At least Narduzzi has proven he can do the math.

Photo by Jeffrey Brown/Icon Sportswire

ND’s other sports aren’t necessarily benefitting either

A home for the non-football sports was the other benefit ND would receive from the ACC. But how much is that worth now?

  • The quality of men’s basketball in the ACC has plummeted in the years since ND arrived and won a conference championship, with the retirement of multiple program-defining coaches and mixed results in the hiring of their successors (yes, I realize Notre Dame is complicit in this). Born-on-third-base Duke coach Jon Scheyer can recruit like a champion but there’s little evidence so far he can coach his team to one. Everyone else has sunk in the last 14 years.
  • Notre Dame pulled up the quality of ACC women’s basketball by its participation, so there’s no reason they couldn’t do the same in another conference like the Big East, where old nemesis Connecticut still resides.
  • There’s quality in baseball and softball, no doubt. But this assumes ND is taking those sports seriously in the first place
  • The ACC doesn’t offer Hockey, and the Lacrosse teams don’t benefit from an ACC qualification to the post-season because the league isn’t big enough, so what’s the point?
  • A lot of the remaining sports are match- or meet-based, meaning their ACC participation is only once a year and doesn’t strongly affect the schedule. More importantly, they’re also not revenue-generating and have no post-season media contracts, so it’s not like ND should make this decision based on how they’ll be affected anyway.

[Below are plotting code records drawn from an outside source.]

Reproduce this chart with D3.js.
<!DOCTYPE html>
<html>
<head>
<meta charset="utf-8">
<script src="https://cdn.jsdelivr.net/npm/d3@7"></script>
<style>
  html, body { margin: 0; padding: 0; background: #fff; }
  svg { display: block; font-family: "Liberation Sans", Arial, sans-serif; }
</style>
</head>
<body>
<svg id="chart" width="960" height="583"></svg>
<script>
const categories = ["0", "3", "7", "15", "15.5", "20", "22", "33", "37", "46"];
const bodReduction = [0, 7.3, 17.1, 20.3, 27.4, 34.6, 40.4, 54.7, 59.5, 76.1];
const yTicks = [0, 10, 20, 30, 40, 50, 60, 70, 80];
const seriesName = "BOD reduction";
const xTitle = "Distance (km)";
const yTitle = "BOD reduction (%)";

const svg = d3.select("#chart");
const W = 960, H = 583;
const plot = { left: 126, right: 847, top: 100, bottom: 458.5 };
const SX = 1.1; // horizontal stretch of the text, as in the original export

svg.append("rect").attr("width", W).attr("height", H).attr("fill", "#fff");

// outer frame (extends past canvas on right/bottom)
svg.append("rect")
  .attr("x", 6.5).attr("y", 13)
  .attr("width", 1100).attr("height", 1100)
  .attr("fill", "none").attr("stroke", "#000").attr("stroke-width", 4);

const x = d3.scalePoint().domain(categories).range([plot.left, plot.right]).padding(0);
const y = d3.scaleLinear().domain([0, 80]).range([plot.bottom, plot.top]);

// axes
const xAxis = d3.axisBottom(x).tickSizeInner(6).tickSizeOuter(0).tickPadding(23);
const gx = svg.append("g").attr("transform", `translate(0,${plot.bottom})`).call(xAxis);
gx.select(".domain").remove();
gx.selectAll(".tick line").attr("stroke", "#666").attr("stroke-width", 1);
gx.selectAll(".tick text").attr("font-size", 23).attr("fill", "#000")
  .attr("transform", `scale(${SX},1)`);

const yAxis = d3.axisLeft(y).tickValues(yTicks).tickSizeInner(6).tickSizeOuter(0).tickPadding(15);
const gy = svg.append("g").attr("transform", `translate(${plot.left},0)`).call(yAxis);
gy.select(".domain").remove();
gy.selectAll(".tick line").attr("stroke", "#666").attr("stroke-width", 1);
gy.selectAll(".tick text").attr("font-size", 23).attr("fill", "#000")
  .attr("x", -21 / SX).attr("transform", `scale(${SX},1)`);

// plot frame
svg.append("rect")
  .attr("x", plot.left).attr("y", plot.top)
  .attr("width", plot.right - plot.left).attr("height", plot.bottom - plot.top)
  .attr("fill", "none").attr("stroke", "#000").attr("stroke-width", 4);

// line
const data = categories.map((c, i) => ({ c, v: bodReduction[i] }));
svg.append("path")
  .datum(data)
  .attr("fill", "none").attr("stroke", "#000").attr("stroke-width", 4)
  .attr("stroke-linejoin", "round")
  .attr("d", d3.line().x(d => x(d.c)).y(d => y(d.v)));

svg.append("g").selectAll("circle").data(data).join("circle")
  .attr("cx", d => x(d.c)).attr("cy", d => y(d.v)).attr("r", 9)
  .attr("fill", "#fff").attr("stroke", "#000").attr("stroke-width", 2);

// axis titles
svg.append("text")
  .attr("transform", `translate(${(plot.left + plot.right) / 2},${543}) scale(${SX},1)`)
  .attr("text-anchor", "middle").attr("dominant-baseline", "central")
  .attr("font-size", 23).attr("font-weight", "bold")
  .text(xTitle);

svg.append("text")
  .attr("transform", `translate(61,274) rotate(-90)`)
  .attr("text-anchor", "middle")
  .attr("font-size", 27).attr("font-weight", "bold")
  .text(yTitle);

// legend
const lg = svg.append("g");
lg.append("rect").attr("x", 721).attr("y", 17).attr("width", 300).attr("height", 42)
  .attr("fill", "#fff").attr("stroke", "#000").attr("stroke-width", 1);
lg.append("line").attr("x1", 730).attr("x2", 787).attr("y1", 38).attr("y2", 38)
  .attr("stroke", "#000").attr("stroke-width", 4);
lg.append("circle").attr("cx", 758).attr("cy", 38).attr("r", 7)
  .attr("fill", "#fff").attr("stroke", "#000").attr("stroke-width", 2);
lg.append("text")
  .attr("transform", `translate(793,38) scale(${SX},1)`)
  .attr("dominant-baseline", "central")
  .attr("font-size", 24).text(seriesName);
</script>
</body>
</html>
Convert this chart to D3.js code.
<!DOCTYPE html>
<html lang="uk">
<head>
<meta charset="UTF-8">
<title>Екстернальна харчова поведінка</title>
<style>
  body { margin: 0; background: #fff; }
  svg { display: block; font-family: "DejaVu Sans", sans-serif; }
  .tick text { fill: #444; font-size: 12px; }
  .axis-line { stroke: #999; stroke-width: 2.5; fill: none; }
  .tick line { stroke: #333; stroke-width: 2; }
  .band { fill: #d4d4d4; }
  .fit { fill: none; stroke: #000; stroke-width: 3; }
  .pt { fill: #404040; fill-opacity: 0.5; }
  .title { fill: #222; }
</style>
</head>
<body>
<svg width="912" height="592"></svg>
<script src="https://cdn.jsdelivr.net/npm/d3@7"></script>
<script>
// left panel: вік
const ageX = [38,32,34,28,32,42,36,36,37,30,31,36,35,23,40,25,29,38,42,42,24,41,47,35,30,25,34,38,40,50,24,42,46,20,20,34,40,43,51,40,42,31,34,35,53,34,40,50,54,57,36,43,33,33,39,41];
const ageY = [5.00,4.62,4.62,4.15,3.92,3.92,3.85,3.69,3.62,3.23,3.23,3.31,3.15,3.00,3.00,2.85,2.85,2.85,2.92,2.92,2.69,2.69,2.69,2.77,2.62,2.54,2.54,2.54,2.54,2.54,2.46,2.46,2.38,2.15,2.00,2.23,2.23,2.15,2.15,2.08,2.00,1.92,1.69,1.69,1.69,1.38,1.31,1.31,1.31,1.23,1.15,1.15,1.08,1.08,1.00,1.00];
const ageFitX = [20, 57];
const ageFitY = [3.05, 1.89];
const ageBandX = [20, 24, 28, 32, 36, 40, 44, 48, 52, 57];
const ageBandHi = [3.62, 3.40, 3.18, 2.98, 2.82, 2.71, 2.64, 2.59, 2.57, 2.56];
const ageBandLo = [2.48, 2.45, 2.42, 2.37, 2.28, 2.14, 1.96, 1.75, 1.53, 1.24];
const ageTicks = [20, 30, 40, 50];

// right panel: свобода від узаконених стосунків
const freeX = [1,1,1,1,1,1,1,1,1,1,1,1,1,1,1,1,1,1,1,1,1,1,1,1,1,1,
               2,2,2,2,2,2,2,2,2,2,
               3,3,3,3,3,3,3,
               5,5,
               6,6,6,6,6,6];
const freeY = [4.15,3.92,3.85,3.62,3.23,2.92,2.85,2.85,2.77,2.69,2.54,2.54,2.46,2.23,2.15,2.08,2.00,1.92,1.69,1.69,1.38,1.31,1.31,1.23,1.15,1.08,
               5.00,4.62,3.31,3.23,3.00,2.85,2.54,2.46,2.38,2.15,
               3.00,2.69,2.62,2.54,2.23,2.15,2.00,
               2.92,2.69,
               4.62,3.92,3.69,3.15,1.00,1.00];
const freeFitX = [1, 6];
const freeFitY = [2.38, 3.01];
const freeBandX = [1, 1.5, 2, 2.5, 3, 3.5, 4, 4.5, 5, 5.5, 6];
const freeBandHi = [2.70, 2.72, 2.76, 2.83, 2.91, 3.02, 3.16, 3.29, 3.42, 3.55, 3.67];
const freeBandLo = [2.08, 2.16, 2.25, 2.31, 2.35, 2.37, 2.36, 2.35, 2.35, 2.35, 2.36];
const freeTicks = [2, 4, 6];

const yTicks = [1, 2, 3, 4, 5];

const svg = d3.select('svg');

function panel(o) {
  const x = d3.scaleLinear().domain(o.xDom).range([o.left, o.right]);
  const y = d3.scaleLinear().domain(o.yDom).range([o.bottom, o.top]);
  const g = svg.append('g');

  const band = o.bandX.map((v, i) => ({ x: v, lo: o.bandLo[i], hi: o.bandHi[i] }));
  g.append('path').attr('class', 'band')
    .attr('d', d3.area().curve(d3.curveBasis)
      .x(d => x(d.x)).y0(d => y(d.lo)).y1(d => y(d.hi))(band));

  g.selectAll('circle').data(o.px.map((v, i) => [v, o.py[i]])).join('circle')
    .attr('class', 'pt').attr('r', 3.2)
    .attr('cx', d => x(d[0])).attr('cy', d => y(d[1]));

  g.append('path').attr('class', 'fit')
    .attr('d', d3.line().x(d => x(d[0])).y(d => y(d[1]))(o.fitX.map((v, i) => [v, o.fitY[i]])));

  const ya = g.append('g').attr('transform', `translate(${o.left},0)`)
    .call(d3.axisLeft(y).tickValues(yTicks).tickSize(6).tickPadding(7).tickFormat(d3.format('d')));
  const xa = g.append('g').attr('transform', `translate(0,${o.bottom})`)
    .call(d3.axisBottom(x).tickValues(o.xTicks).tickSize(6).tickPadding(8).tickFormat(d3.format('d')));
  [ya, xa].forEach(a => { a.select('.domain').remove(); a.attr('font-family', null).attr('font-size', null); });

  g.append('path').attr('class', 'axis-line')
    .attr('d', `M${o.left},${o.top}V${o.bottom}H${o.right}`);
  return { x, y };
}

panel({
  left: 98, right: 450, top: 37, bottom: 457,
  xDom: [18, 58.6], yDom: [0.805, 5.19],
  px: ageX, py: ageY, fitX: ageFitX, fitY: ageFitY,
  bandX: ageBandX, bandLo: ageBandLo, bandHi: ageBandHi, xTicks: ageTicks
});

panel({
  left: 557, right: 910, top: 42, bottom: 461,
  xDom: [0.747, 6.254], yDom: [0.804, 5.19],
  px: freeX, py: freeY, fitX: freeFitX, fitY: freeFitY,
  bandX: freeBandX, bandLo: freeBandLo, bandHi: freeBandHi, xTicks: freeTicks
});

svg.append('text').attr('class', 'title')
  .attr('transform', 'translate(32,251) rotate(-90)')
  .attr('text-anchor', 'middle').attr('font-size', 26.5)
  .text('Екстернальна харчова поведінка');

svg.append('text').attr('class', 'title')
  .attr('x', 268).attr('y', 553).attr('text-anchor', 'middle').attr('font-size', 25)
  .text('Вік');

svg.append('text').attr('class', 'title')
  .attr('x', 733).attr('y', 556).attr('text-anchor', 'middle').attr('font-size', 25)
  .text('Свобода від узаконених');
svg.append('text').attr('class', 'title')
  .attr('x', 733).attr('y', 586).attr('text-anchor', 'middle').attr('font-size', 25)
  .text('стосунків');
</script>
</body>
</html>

As noted, this all assumes Notre Dame is supporting some of these sports properly, a topic we’ll review in the coming weeks. But the ACC hardly is keeping these programs afloat, so there’s no reason to make this decision thinking untold damage will be done to them.

Why Should ND Stay?

I’ve noted plenty of reasons to go. Why do I think they should stay, at least for now? Mainly, one reason:

The Upcoming Realignment

As I said above, college football has at least one more major realignment in its future. It could be the CFP expansion, it could be the Grants of Rights expiration leading to the “Super Conference” being formed, the AI Singularity may prefer it, the possibilities are myriad.

Regardless of how it happens, it’s in the near-term window. Notre Dame needs to be prepared, and I believe the best chance for that preparedness comes from remaining independent in football, which gives them the maximum flexibility to react to whatever comes.

As jerky as the ACC’s behavior has been, if ND can keep the status quo while everything sorts itself out in the next four years, that’s more likely to get them where they need to be than navigating under an agreement on which the ink is still fresh.

The Devils we Know

Yes, this means four years in a “still living with your ex” sitcom. If it were a decade out, I would say pull the rip cord. But ND should be able to do four years in its sleep, especially since the benefits far outweigh the costs.

Sure, it might seem like ND is taking advantage. But the ACC is more than getting its pound of flesh in this agreement, as I detailed above. Any coaches or AD’s who feel like they’re being “taken advantage of” are welcome to step forward and put forth their arguments, not to mention their names.